Sudbury schools are unique in their emphasis of individuality and democracy. They take this to the next level. Sudbury students have complete control over what they do, and what they learn at school. All students and teachers vote on almost everything relating to the schooling process:

  • Budget,
  • Curriculum,
  • Teacher hiring/firing.

The premise is that students are capable of making sound collective decisions. In the event that they don’t, they learn through the consequences of their mistakes.

Sudbury Schools rely on the premise that students are inherently motivated to learn. Their reasoning is often backed by the idea that an infant child learns to walk, rather than spending it’s whole life lying down in it’s crib — which is a viable, and easier, option.

Predictions for the Future

The issue with all of these alternative learning methods is that they don’t align with the way companies are viewing graduates. Traditionally, you would have to go through school in order to get a certain qualification. That qualification would give you a ‘stamp’ which a company could look at and gauge how well you may be able to do the job.

That is slowly changing. Alternative education institutions like Lambda School are changing the way companies are hiring. It’s no longer necessary for front-end developers to have a secondary education at all. If you’ve got the skills to do the job — it doesn’t matter to them how you got them.

The same applies in the marketing world. If you are a creative thinker that can create designs and think laterally where no one else can — your education doesn’t matter.

There will always be room for a structured curriculum where a certain minimum amount of information is required in order to operate in a certain role — doctors sprint to mind immediately — but even still, I see the route of getting to becoming a Doctor changing vastly over the next 20 years.

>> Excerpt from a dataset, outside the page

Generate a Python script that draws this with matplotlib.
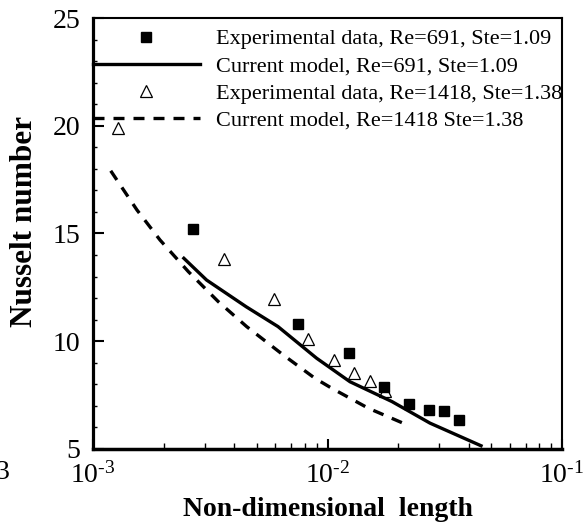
import numpy as np
import matplotlib.pyplot as plt
from matplotlib.ticker import LogLocator, MultipleLocator, NullFormatter

plt.rcParams['font.family'] = ['Liberation Serif', 'DejaVu Serif']
plt.rcParams['mathtext.fontset'] = 'custom'
plt.rcParams['mathtext.rm'] = 'Liberation Serif'

# experimental data, Re=691, Ste=1.09
exp691_x = [0.00267, 0.00751, 0.01239, 0.01741, 0.02233, 0.02716, 0.03148, 0.03648]
exp691_y = [15.19, 10.80, 9.44, 7.89, 7.07, 6.81, 6.78, 6.35]

# current model, Re=691, Ste=1.09
mod691_x = [0.00244, 0.00305, 0.00450, 0.00615, 0.00899, 0.01247, 0.01883, 0.02735, 0.04515]
mod691_y = [13.85, 12.84, 11.60, 10.68, 9.21, 8.12, 7.20, 6.20, 5.15]

# experimental data, Re=1418, Ste=1.38
exp1418_x = [0.001284, 0.00363, 0.00593, 0.00828, 0.01066, 0.01301, 0.01518, 0.01758]
exp1418_y = [19.88, 13.82, 11.96, 10.09, 9.13, 8.51, 8.17, 7.71]

# current model, Re=1418, Ste=1.38
mod1418_x = [0.00119, 0.00154, 0.00193, 0.00255, 0.00342, 0.00452, 0.00648, 0.00884, 0.01042, 0.01494, 0.0214]
mod1418_y = [17.91, 16.09, 14.70, 13.23, 11.84, 10.68, 9.36, 8.28, 7.82, 6.89, 6.16]

labels = ['Experimental data, Re=691, Ste=1.09',
          'Current model, Re=691, Ste=1.09',
          'Experimental data, Re=1418, Ste=1.38',
          'Current model, Re=1418 Ste=1.38']
xtick_vals = [1e-3, 1e-2, 1e-1]
xtick_labels = [r'$\mathregular{10^{\text{-}3}}$', r'$\mathregular{10^{\text{-}2}}$', r'$\mathregular{10^{\text{-}1}}$']

fig = plt.figure(figsize=(5.85, 5.25), dpi=100)
ax = fig.add_axes([0.159, 0.1448, 0.8017, 0.8209])

h1, = ax.plot(exp691_x, exp691_y, 's', color='black', markersize=7.5, zorder=4)
h2, = ax.plot(mod691_x, mod691_y, '-', color='black', lw=2.4)
h3, = ax.plot(exp1418_x, exp1418_y, '^', mfc='none', mec='black', mew=0.9, markersize=9, zorder=3)
h4, = ax.plot(mod1418_x, mod1418_y, color='black', lw=2.4, linestyle=(0, (3.3, 2.7)))

ax.set_xscale('log')
ax.set_xlim(1e-3, 1e-1)
ax.set_ylim(5, 25)

ax.xaxis.set_minor_locator(LogLocator(base=10, subs=np.arange(2, 10), numticks=20))
ax.xaxis.set_minor_formatter(NullFormatter())
ax.set_xticks(xtick_vals)
ax.set_xticklabels(xtick_labels)
ax.yaxis.set_major_locator(MultipleLocator(5))
ax.yaxis.set_minor_locator(MultipleLocator(1))

ax.tick_params(which='both', direction='in', top=False, right=False, labelsize=20)
ax.tick_params(axis='y', which='major', length=8, width=1.5, pad=9)
ax.tick_params(axis='y', which='minor', length=3, width=1)
ax.tick_params(axis='x', which='major', length=7, width=1.5, pad=9.5)
ax.tick_params(axis='x', which='minor', length=4, width=1)

ax.spines['left'].set_linewidth(2.3)
ax.spines['bottom'].set_linewidth(2.5)
ax.spines['top'].set_linewidth(1.5)
ax.spines['right'].set_linewidth(1.5)

ax.set_xlabel('Non-dimensional  length', fontsize=20, fontweight='bold')
ax.set_ylabel('Nusselt number', fontsize=22.5, fontweight='bold')
ax.xaxis.set_label_coords(0.5, -0.112)
ax.yaxis.set_label_coords(-0.115, 0.528)

ax.legend([h1, h2, h3, h4], labels, loc='upper left', bbox_to_anchor=(0, 0.975),
          frameon=False, fontsize=16, numpoints=1, handlelength=4.8,
          handletextpad=0.75, labelspacing=0.3, borderpad=0, borderaxespad=0)

fig.text(-4 / 585, 0.088, '3', fontsize=20)

plt.savefig('out.png', dpi=100)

Textbooks and lectures will soon be a thing of the past.

Here are my four predictions for the ways education will change:

1: Discovery

There is no better method of learning than finding out for yourself how something works. It is in the process of discovery that you cement your understanding and learnings.

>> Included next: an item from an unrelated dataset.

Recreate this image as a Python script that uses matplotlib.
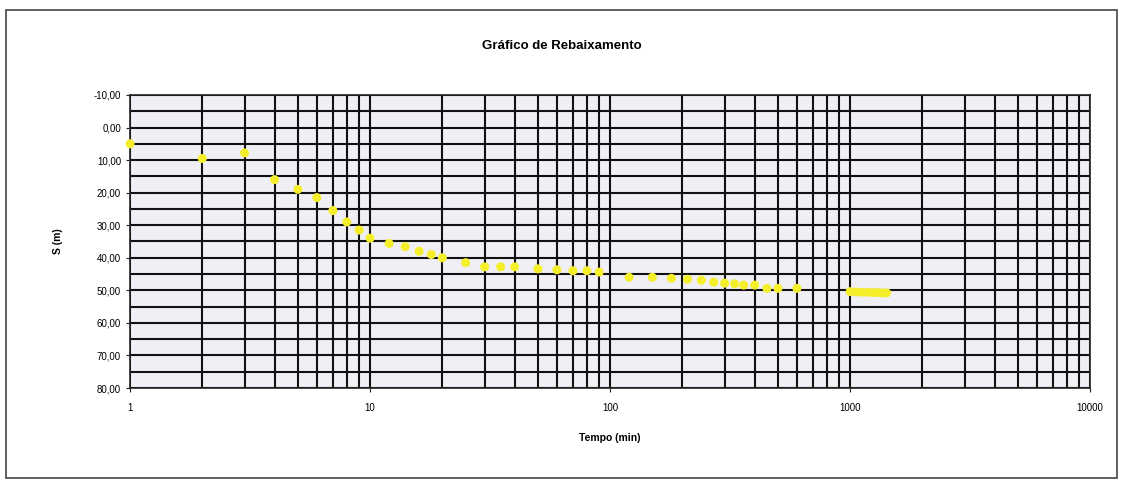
import matplotlib
matplotlib.use("Agg")
import matplotlib.pyplot as plt
from matplotlib.ticker import FixedLocator, FuncFormatter, LogLocator, NullFormatter
from matplotlib.patches import Rectangle

# drawdown test data: time (min) and drawdown s (m)
tempo = [1, 2, 3, 4, 5, 6, 7, 8, 9, 10, 12, 14, 16, 18, 20, 25, 30, 35, 40,
         50, 60, 70, 80, 90, 120, 150, 180, 210, 240, 270, 300, 330, 360,
         400, 450, 500, 600, 1000, 1060, 1120, 1180, 1240, 1300, 1360, 1420]
rebaixamento = [5.0, 9.5, 7.8, 16.0, 19.0, 21.5, 25.5, 29.0, 31.5, 34.0, 35.6,
                36.6, 38.0, 39.0, 40.0, 41.5, 42.8, 42.8, 42.8, 43.4, 43.7,
                44.0, 44.0, 44.4, 46.0, 46.0, 46.3, 46.6, 46.9, 47.5, 47.8,
                48.0, 48.4, 48.4, 49.4, 49.4, 49.4, 50.4, 50.5, 50.6, 50.6,
                50.7, 50.7, 50.8, 50.8]

y_ticks = [-10, 0, 10, 20, 30, 40, 50, 60, 70, 80]
x_ticks = [1, 10, 100, 1000, 10000]

plt.rcParams['font.family'] = ['Liberation Sans', 'DejaVu Sans']

fig = plt.figure(figsize=(11.23, 4.82), dpi=100)
fig.patch.set_facecolor('white')
# chart area border
fig.patches.append(Rectangle((0.005, 0.008), 0.99, 0.972, transform=fig.transFigure,
                             fill=False, edgecolor='#444444', linewidth=1.2))

ax = fig.add_axes([0.1158, 0.195, 0.855, 0.608])
ax.set_facecolor('#f1eff6')
ax.set_xscale('log')
ax.set_xlim(1, 10000)
ax.set_ylim(80, -10)

ax.xaxis.set_major_locator(FixedLocator(x_ticks))
ax.xaxis.set_minor_locator(LogLocator(base=10, subs=range(2, 10)))
ax.xaxis.set_minor_formatter(NullFormatter())
ax.xaxis.set_major_formatter(FuncFormatter(lambda v, p: f"{int(v)}"))

ax.yaxis.set_major_locator(FixedLocator(y_ticks))
ax.yaxis.set_minor_locator(FixedLocator([t + 5 for t in y_ticks[:-1]]))
ax.yaxis.set_major_formatter(FuncFormatter(lambda v, p: f"{v:.2f}".replace('.', ',')))

ax.grid(True, which='both', color='#111111', linewidth=1.5)
ax.set_axisbelow(True)
for s in ax.spines.values():
    s.set_color('#222222')
    s.set_linewidth(1.2)

ax.tick_params(axis='both', which='major', labelsize=7, length=3, color='#222222')
ax.tick_params(axis='both', which='minor', length=0)
ax.tick_params(axis='x', pad=8)

ax.scatter(tempo, rebaixamento, s=42, color='#f4ef2a', edgecolors='none',
           zorder=3, clip_on=False)

ax.set_xlabel("Tempo (min)", fontsize=7.5, fontweight='bold', labelpad=14)
ax.set_ylabel("S (m)", fontsize=7.5, fontweight='bold', labelpad=22)
fig.text(0.5, 0.905, "Gráfico de Rebaixamento", ha='center', va='center',
         fontsize=9.5, fontweight='bold')

fig.savefig("out.png", dpi=100)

Teachers will be move away from being instructors to facilitators. They will provide the resources and ask the right framing questions to create an environment where discovery is possible and encouraged.

Discovery will also be multi-faceted. There will be no ‘silo-ing’ of educational modules. A student could simultaneously  be learning about mitochondria in a cell as well as the importance of a specific plant in the larger eco-system and what it’s resource value is in the food-chain.

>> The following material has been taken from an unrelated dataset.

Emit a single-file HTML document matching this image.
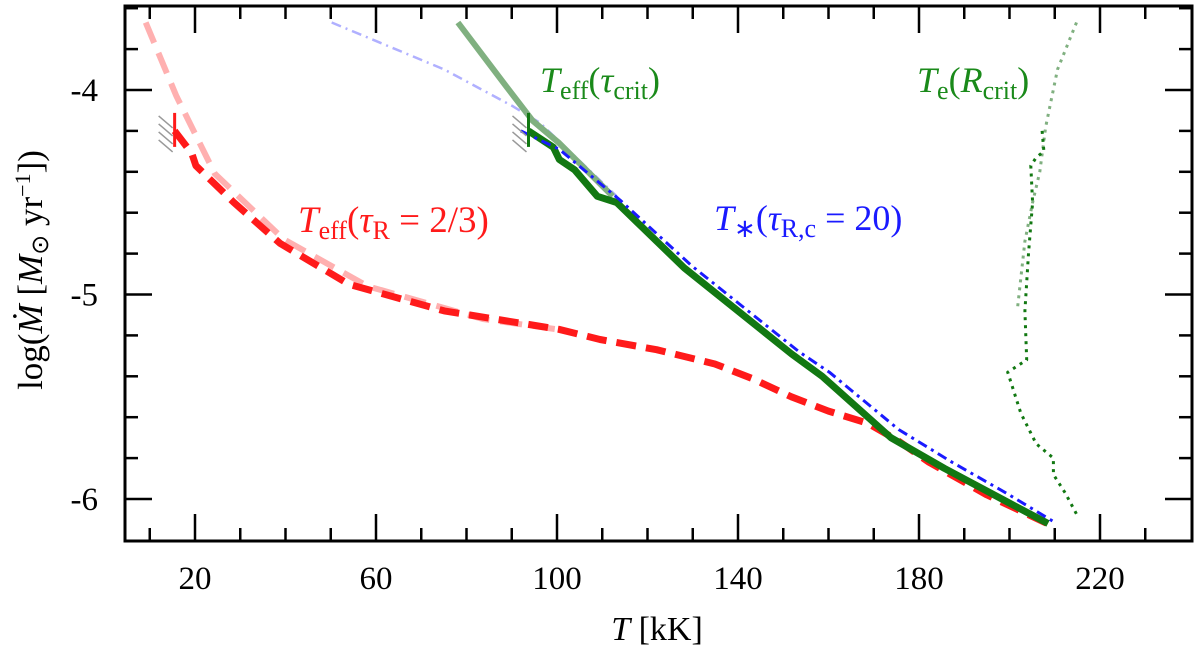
<!DOCTYPE html>
<html><head><meta charset="utf-8"><style>
html,body{margin:0;padding:0;background:#fff;}
svg{display:block;font-family:"Liberation Serif",serif;}
</style></head><body>
<svg id="chart" width="1200" height="651" viewBox="0 0 1200 651" xmlns="http://www.w3.org/2000/svg">
<g id="marks"></g>
<g id="axes"></g>
<text x="540" y="92" font-size="36" fill="#1a8a1a"><tspan font-style="italic">T</tspan><tspan font-size="26" dy="7">eff</tspan><tspan dy="-7">(</tspan><tspan font-style="italic">τ</tspan><tspan font-size="26" dy="7">crit</tspan><tspan dy="-7">)</tspan></text>
<text x="917" y="92" font-size="36" fill="#1a8a1a"><tspan font-style="italic">T</tspan><tspan font-size="26" dy="7">e</tspan><tspan dy="-7">(</tspan><tspan font-style="italic">R</tspan><tspan font-size="26" dy="7">crit</tspan><tspan dy="-7">)</tspan></text>
<text x="298" y="232" font-size="37" fill="#ff1a1a"><tspan font-style="italic">T</tspan><tspan font-size="26" dy="7">eff</tspan><tspan dy="-7">(</tspan><tspan font-style="italic">τ</tspan><tspan font-size="26" dy="7">R</tspan><tspan dy="-7"> = 2/3)</tspan></text>
<text x="714" y="230" font-size="36" fill="#1a1aff"><tspan font-style="italic">T</tspan><tspan font-size="26" dy="7">∗</tspan><tspan dy="-7">(</tspan><tspan font-style="italic">τ</tspan><tspan font-size="26" dy="7">R,c</tspan><tspan dy="-7"> = 20)</tspan></text>
<text x="657" y="640" font-size="34" text-anchor="middle"><tspan font-style="italic">T</tspan> [kK]</text>
<g transform="translate(42,270) rotate(-90)">
<text x="0" y="0" font-size="35" text-anchor="middle">log(<tspan font-style="italic">Ṁ</tspan> [<tspan font-style="italic">M</tspan><tspan font-size="24" dy="6">⊙</tspan><tspan dy="-6"> yr</tspan><tspan font-size="22" dy="-12">−1</tspan><tspan dy="12">])</tspan></text>
</g>
</svg>
<script>
const xTicks=[20,60,100,140,180,220];
const yTicks=[-4,-5,-6];
const redLightT=[9.1,15.9,24.4,39.6,58.2,83.6,100];
const redLightV=[-3.67,-4.03,-4.41,-4.73,-4.96,-5.12,-5.17];
const redT=[15.5,19.3,20.2,28.6,38.8,54,75.1,100.4,109.5,122,134.9,143,151.8,160,168.7,175,182.2,195,209.3];
const redV=[-4.20,-4.31,-4.37,-4.55,-4.75,-4.95,-5.08,-5.17,-5.22,-5.27,-5.34,-5.41,-5.50,-5.57,-5.63,-5.71,-5.82,-5.98,-6.13];
const greenLightT=[78.1,88.7,94.6,100.5,112.3];
const greenLightV=[-3.67,-3.98,-4.15,-4.26,-4.52];
const blueLightT=[50.2,75.1,90.3,96.2,113.2];
const blueLightV=[-3.67,-3.90,-4.08,-4.16,-4.52];
const greenT=[93.7,99.2,100.5,103.9,108.9,113.2,128.1,151.8,158.6,173.8,185.6,198.3,208.5];
const greenV=[-4.20,-4.28,-4.34,-4.39,-4.52,-4.55,-4.87,-5.29,-5.40,-5.70,-5.85,-6.00,-6.12];
const blueT=[92,100.5,114,129.8,153.5,160.2,175.5,187.3,199.2,209.7];
const blueV=[-4.20,-4.29,-4.54,-4.86,-5.28,-5.38,-5.66,-5.82,-5.97,-6.11];
const teLightT=[214.8,210.6,208,206.7,205.1,203.4,201.7];
const teLightV=[-3.67,-3.90,-4.18,-4.40,-4.55,-4.74,-5.08];
const teT=[207.2,207.6,205.9,204.7,205.1,204.2,203.4,203.8,199.6,202.5,205.9,209.7,209.7,212.3,215.2];
const teV=[-4.20,-4.30,-4.33,-4.37,-4.55,-4.80,-5.08,-5.32,-5.38,-5.58,-5.73,-5.80,-5.88,-5.97,-6.09];
const limitT=[15.5,93.7];
const limitV=[-4.20,-4.20];

const NS='http://www.w3.org/2000/svg';
const L=125,R=1192,Tp=6,B=541;
const X=t=>104.5+4.525*t;
const Y=v=>90-204.5*(v+4);
const marks=document.getElementById('marks'),axes=document.getElementById('axes');
function mk(tag,parent,attrs){const e=document.createElementNS(NS,tag);for(const k in attrs)e.setAttribute(k,attrs[k]);parent.appendChild(e);return e;}
function line(ts,vs,stroke,w,dash,name){
  const d=ts.map((t,i)=>(i?'L':'M')+X(t).toFixed(1)+' '+Y(vs[i]).toFixed(1)).join(' ');
  const p=mk('path',marks,{d:d,fill:'none',stroke:stroke,'stroke-width':w,'stroke-linejoin':'round'});
  if(dash)p.setAttribute('stroke-dasharray',dash);
  
  
}
line(redLightT,redLightV,'#ffb0b0',6,'22 11','series-teff-tau-r-light');
line(blueLightT,blueLightV,'#b0b0ff',2.5,'10 5 2 5','series-tstar-light');
line(greenLightT,greenLightV,'#80b080',6,null,'series-teff-tau-crit-light');
line(teLightT,teLightV,'#80b080',3,'3 5','series-te-light');
line(redT,redV,'#ff1a1a',7,'20 10','series-teff-tau-r');
line(greenT,greenV,'#127812',7,null,'series-teff-tau-crit');
line(blueT,blueV,'#1a1aff',3,'10 5 3 5','series-tstar');
line(teT,teV,'#127812',3,'3 5','series-te-r-crit');
limitT.forEach((t,i)=>{
  const x=X(t),y=Y(limitV[i]);
  const g=mk('g',marks,{});
  
  
  for(let k=0;k<4;k++){mk('line',g,{x1:x-16,y1:y-15+k*8,x2:x-2,y2:y-3+k*8,stroke:'#999','stroke-width':1.5});}
  mk('line',g,{x1:x,y1:y-18,x2:x,y2:y+16,stroke:i?'#127812':'#ff1a1a','stroke-width':3});
});
const fr=mk('rect',axes,{x:L,y:Tp,width:R-L,height:B-Tp,fill:'none',stroke:'#000','stroke-width':3});


for(let t=10;t<=230;t+=10){
  const big=(t-20)%40===0, len=big?27:13, x=X(t);
  mk('line',axes,{x1:x,y1:B,x2:x,y2:B-len,stroke:'#000','stroke-width':2.5});
  mk('line',axes,{x1:x,y1:Tp,x2:x,y2:Tp+len,stroke:'#000','stroke-width':2.5});
}
for(let v=-3.6;v>=-6.2;v-=0.2){
  const vv=Math.round(v*10)/10, y=Y(vv); if(y<Tp+2||y>B-2)continue;
  const big=Math.abs(vv-Math.round(vv))<0.01, len=big?27:13;
  mk('line',axes,{x1:L,y1:y,x2:L+len,y2:y,stroke:'#000','stroke-width':2.5});
  mk('line',axes,{x1:R,y1:y,x2:R-len,y2:y,stroke:'#000','stroke-width':2.5});
}
xTicks.forEach(t=>{const e=mk('text',axes,{x:X(t),y:B+48,'font-size':33,'text-anchor':'middle'});e.textContent=t;
  
  });
yTicks.forEach(v=>{const e=mk('text',axes,{x:98,y:Y(v)+11,'font-size':33,'text-anchor':'end'});e.textContent=v;
  
  });
</script>
</body></html>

2: Student-First Learning Methods

There will be no set teaching methods. Guidelines will be set for what needs to be learnt, and students will be free to absorb information and learning as — and when — they want to.

3: Outcomes Based Testing

Closely aligned with the point above is the way the examination process will change. There will be very few written tests, where students parrot-learn information and then regurgitate it for a short amount of time, before forgetting it all together.

Testing will be based on performance in the field. You will be tested as a student based on your ability to perform what you are intended to learn. There will be a minimum set of tasks and/or skills that should be able to do/have in order to be competent in your role.

This will likely be tested in a real world environment, under mentorship.

4: New Problems

The single biggest problem facing the current generation entering the workplace is the climate challenge. The way we are interacting with, using and abusing the Earth needs to change, or our era as human-kind is just going be remembered as another layer of fossils.

As David Attenborough says in his latest Netflix special, A Life on Our Planet, we do not need to save the Earth, we need to save the human species.

The only way to fix this ongoing problem is by starting at the grass roots level — education. We need to be teaching a symbiotic relationship with our environment, not one where we exploit the resources available to us.